On Nov. 13 Pierce County Council approved a budget for 2013 that will reduce general government spending. The general fund, which pays for a majority of government services, will drop from $275.6 million to $274.8 million. Total spending will be $894 million, an increase of more than $50 million. Much of this is due to the expansion of the Chambers Creek Wastewater Treatment Plant. The budget was approved by a 7-0 vote. It does not include a cost-of-living adjustment for employees. Instead, some of that savings will be directed to the Sheriff’s Department. The council decided to restore four vacant positions in the Sheriff’s Department, at a cost of $400,000. County Executive Pat McCarthy had proposed cutting these positions. It will also increase funding for parks maintenance by $180,000, reduce overall county employment by 42 positions and place an additional $826,000 in reserves.

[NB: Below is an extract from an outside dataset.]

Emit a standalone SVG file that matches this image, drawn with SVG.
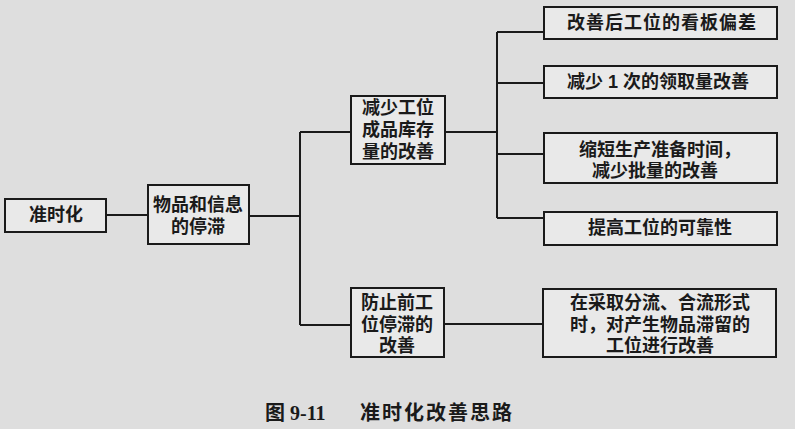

“Above all, this budget demonstrates our commitment to public safety,” said Council Chair Joyce McDonald of Puyallup. “This is a responsible and fiscally sound budget. We must remain mindful of the ongoing uncertainty about the economy, which is why we cannot in good faith include a cost-of-living adjustment for employees or elected officials. “This budget keeps Pierce County on the path of steady fiscal management that maintains stability and security for our communities,” said Council member Rick Talbert of Tacoma. The budget will reduce surface water management fees by $5 per residence to offset a new tax for the Flood Control Zone District. The board for this new district approved a countywide property tax of 10 cents per $1,000 of assessed value. The tax will be collected starting next year and will cost the average homeowner about $25 per year. Last April Pierce County Council created the new taxing district to generate revenue for flood-control measures. Under state law, it could collect up to 50 cents per $1,000 of assessed value. The tax will generate about $6.9 million per year for rebuilding levees, purchasing flood-prone land and other measures.

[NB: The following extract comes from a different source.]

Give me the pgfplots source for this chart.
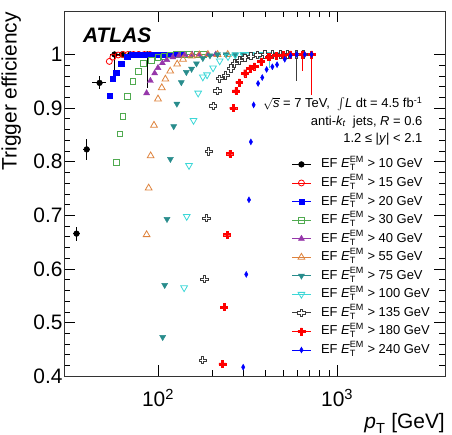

Officials in some cities not affected by flooding, such as Milton, have voiced objections to being subjected to the new tax. The board consists of the seven council members. The vote for the tax was 5-2. The no votes were cast by Republicans Dan Roach of Bonney Lake and Dick Muri of Steilacoom. Brian Ziegler, public works and utilities director for the county, said some of the money generated by the flood-control tax will fund efforts that up to now have been funded through the surface water management fee. Ziegler told the council that officials in some cities feel the county is inappropriately shifting some obligations to the new flood-control district. The budget now goes to McCarthy, who has 10 days from its arrival to sign it or veto it.